### Your objective
Repeat, exactly and completely, the material that follows. Omit the pictures.

### Information provided
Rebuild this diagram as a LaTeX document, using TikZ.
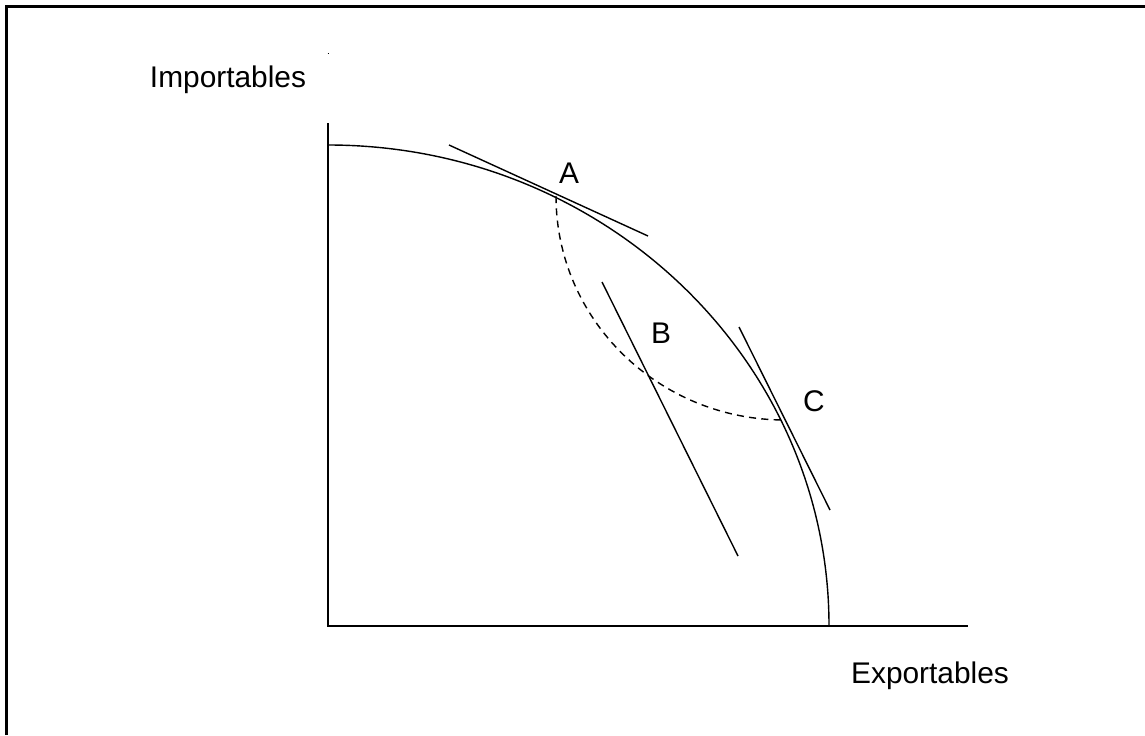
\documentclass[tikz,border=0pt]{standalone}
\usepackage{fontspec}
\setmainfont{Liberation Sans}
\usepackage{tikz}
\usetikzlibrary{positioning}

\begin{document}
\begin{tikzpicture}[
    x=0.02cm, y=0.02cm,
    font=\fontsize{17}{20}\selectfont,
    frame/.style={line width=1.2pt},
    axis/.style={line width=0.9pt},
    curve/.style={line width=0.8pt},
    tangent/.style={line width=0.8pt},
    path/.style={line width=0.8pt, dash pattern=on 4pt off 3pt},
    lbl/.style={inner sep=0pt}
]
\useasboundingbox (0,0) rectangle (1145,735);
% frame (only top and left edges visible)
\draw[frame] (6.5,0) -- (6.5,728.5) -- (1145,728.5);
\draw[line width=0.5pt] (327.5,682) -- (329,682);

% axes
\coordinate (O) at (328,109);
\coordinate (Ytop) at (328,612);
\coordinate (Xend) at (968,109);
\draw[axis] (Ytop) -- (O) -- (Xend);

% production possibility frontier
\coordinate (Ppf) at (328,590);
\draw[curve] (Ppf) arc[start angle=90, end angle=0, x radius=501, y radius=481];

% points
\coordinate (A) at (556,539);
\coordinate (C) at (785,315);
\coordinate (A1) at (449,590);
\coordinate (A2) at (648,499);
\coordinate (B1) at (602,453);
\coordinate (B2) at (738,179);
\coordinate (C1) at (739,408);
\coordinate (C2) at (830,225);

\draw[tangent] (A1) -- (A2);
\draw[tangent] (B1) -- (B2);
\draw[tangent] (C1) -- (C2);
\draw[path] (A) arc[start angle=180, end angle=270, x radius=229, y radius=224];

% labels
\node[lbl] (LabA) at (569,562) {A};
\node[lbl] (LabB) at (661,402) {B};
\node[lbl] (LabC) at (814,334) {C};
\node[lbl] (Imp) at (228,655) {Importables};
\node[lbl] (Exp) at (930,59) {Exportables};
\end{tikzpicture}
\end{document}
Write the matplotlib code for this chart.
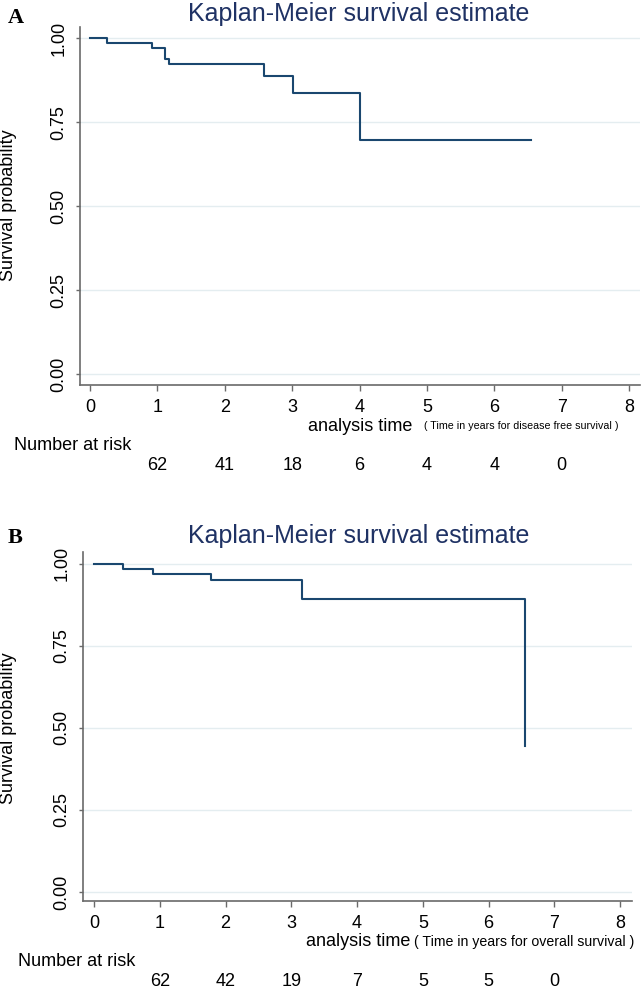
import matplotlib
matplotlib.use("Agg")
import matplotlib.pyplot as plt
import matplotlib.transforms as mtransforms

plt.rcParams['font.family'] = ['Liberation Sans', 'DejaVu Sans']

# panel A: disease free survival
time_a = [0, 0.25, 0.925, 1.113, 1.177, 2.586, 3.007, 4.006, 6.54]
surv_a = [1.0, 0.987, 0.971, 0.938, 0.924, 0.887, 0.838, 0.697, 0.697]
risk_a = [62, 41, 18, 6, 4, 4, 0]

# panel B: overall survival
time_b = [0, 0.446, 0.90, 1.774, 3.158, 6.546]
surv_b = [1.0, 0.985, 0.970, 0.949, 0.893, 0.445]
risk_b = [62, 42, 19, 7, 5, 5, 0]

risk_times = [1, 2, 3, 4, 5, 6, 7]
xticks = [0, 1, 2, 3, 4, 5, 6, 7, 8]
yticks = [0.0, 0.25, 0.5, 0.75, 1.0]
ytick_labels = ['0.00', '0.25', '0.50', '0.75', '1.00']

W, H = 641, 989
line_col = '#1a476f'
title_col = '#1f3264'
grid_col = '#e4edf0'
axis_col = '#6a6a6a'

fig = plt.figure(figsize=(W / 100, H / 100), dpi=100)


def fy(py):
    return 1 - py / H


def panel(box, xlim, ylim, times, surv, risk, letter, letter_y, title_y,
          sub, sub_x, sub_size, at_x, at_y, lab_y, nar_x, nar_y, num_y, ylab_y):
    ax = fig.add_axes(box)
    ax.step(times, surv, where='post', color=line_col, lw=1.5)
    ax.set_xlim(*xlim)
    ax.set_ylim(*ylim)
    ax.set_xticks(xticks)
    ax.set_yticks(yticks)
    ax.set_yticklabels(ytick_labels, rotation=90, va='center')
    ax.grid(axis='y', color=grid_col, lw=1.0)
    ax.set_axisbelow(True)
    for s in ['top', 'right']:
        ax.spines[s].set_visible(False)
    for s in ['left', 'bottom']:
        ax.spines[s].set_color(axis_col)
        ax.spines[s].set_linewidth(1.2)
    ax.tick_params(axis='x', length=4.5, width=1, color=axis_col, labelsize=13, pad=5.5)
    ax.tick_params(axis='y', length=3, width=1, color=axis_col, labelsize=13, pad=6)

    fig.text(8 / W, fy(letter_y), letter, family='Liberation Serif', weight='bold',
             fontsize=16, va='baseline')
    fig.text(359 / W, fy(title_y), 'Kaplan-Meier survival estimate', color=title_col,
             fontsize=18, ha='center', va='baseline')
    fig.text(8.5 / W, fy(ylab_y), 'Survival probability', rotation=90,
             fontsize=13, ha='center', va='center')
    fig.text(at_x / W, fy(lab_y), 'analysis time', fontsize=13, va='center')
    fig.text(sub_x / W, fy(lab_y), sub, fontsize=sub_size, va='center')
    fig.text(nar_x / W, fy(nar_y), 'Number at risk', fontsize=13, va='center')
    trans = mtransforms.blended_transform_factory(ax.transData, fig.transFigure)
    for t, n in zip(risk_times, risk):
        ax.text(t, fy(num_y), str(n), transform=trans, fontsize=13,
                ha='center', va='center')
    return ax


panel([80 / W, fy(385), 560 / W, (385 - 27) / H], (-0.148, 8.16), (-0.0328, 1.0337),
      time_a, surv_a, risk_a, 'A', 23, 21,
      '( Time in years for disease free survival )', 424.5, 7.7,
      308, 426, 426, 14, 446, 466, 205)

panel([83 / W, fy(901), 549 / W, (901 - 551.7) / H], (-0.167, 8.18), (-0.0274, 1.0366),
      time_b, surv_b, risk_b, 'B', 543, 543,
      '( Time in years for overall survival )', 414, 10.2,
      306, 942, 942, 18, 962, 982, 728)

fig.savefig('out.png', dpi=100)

### Solved exercise
Rebuild this diagram as a LaTeX document, using TikZ.
\documentclass[tikz,border=0pt]{standalone}
\usepackage{fontspec}
\setmainfont{Liberation Sans}
\usepackage{tikz}
\usetikzlibrary{positioning}

\begin{document}
\begin{tikzpicture}[
    x=0.02cm, y=0.02cm,
    font=\fontsize{17}{20}\selectfont,
    frame/.style={line width=1.2pt},
    axis/.style={line width=0.9pt},
    curve/.style={line width=0.8pt},
    tangent/.style={line width=0.8pt},
    path/.style={line width=0.8pt, dash pattern=on 4pt off 3pt},
    lbl/.style={inner sep=0pt}
]
\useasboundingbox (0,0) rectangle (1145,735);
% frame (only top and left edges visible)
\draw[frame] (6.5,0) -- (6.5,728.5) -- (1145,728.5);
\draw[line width=0.5pt] (327.5,682) -- (329,682);

% axes
\coordinate (O) at (328,109);
\coordinate (Ytop) at (328,612);
\coordinate (Xend) at (968,109);
\draw[axis] (Ytop) -- (O) -- (Xend);

% production possibility frontier
\coordinate (Ppf) at (328,590);
\draw[curve] (Ppf) arc[start angle=90, end angle=0, x radius=501, y radius=481];

% points
\coordinate (A) at (556,539);
\coordinate (C) at (785,315);
\coordinate (A1) at (449,590);
\coordinate (A2) at (648,499);
\coordinate (B1) at (602,453);
\coordinate (B2) at (738,179);
\coordinate (C1) at (739,408);
\coordinate (C2) at (830,225);

\draw[tangent] (A1) -- (A2);
\draw[tangent] (B1) -- (B2);
\draw[tangent] (C1) -- (C2);
\draw[path] (A) arc[start angle=180, end angle=270, x radius=229, y radius=224];

% labels
\node[lbl] (LabA) at (569,562) {A};
\node[lbl] (LabB) at (661,402) {B};
\node[lbl] (LabC) at (814,334) {C};
\node[lbl] (Imp) at (228,655) {Importables};
\node[lbl] (Exp) at (930,59) {Exportables};
\end{tikzpicture}
\end{document}
Write the matplotlib code for this chart.
import matplotlib
matplotlib.use("Agg")
import matplotlib.pyplot as plt
import matplotlib.transforms as mtransforms

plt.rcParams['font.family'] = ['Liberation Sans', 'DejaVu Sans']

# panel A: disease free survival
time_a = [0, 0.25, 0.925, 1.113, 1.177, 2.586, 3.007, 4.006, 6.54]
surv_a = [1.0, 0.987, 0.971, 0.938, 0.924, 0.887, 0.838, 0.697, 0.697]
risk_a = [62, 41, 18, 6, 4, 4, 0]

# panel B: overall survival
time_b = [0, 0.446, 0.90, 1.774, 3.158, 6.546]
surv_b = [1.0, 0.985, 0.970, 0.949, 0.893, 0.445]
risk_b = [62, 42, 19, 7, 5, 5, 0]

risk_times = [1, 2, 3, 4, 5, 6, 7]
xticks = [0, 1, 2, 3, 4, 5, 6, 7, 8]
yticks = [0.0, 0.25, 0.5, 0.75, 1.0]
ytick_labels = ['0.00', '0.25', '0.50', '0.75', '1.00']

W, H = 641, 989
line_col = '#1a476f'
title_col = '#1f3264'
grid_col = '#e4edf0'
axis_col = '#6a6a6a'

fig = plt.figure(figsize=(W / 100, H / 100), dpi=100)


def fy(py):
    return 1 - py / H


def panel(box, xlim, ylim, times, surv, risk, letter, letter_y, title_y,
          sub, sub_x, sub_size, at_x, at_y, lab_y, nar_x, nar_y, num_y, ylab_y):
    ax = fig.add_axes(box)
    ax.step(times, surv, where='post', color=line_col, lw=1.5)
    ax.set_xlim(*xlim)
    ax.set_ylim(*ylim)
    ax.set_xticks(xticks)
    ax.set_yticks(yticks)
    ax.set_yticklabels(ytick_labels, rotation=90, va='center')
    ax.grid(axis='y', color=grid_col, lw=1.0)
    ax.set_axisbelow(True)
    for s in ['top', 'right']:
        ax.spines[s].set_visible(False)
    for s in ['left', 'bottom']:
        ax.spines[s].set_color(axis_col)
        ax.spines[s].set_linewidth(1.2)
    ax.tick_params(axis='x', length=4.5, width=1, color=axis_col, labelsize=13, pad=5.5)
    ax.tick_params(axis='y', length=3, width=1, color=axis_col, labelsize=13, pad=6)

    fig.text(8 / W, fy(letter_y), letter, family='Liberation Serif', weight='bold',
             fontsize=16, va='baseline')
    fig.text(359 / W, fy(title_y), 'Kaplan-Meier survival estimate', color=title_col,
             fontsize=18, ha='center', va='baseline')
    fig.text(8.5 / W, fy(ylab_y), 'Survival probability', rotation=90,
             fontsize=13, ha='center', va='center')
    fig.text(at_x / W, fy(lab_y), 'analysis time', fontsize=13, va='center')
    fig.text(sub_x / W, fy(lab_y), sub, fontsize=sub_size, va='center')
    fig.text(nar_x / W, fy(nar_y), 'Number at risk', fontsize=13, va='center')
    trans = mtransforms.blended_transform_factory(ax.transData, fig.transFigure)
    for t, n in zip(risk_times, risk):
        ax.text(t, fy(num_y), str(n), transform=trans, fontsize=13,
                ha='center', va='center')
    return ax


panel([80 / W, fy(385), 560 / W, (385 - 27) / H], (-0.148, 8.16), (-0.0328, 1.0337),
      time_a, surv_a, risk_a, 'A', 23, 21,
      '( Time in years for disease free survival )', 424.5, 7.7,
      308, 426, 426, 14, 446, 466, 205)

panel([83 / W, fy(901), 549 / W, (901 - 551.7) / H], (-0.167, 8.18), (-0.0274, 1.0366),
      time_b, surv_b, risk_b, 'B', 543, 543,
      '( Time in years for overall survival )', 414, 10.2,
      306, 942, 942, 18, 962, 982, 728)

fig.savefig('out.png', dpi=100)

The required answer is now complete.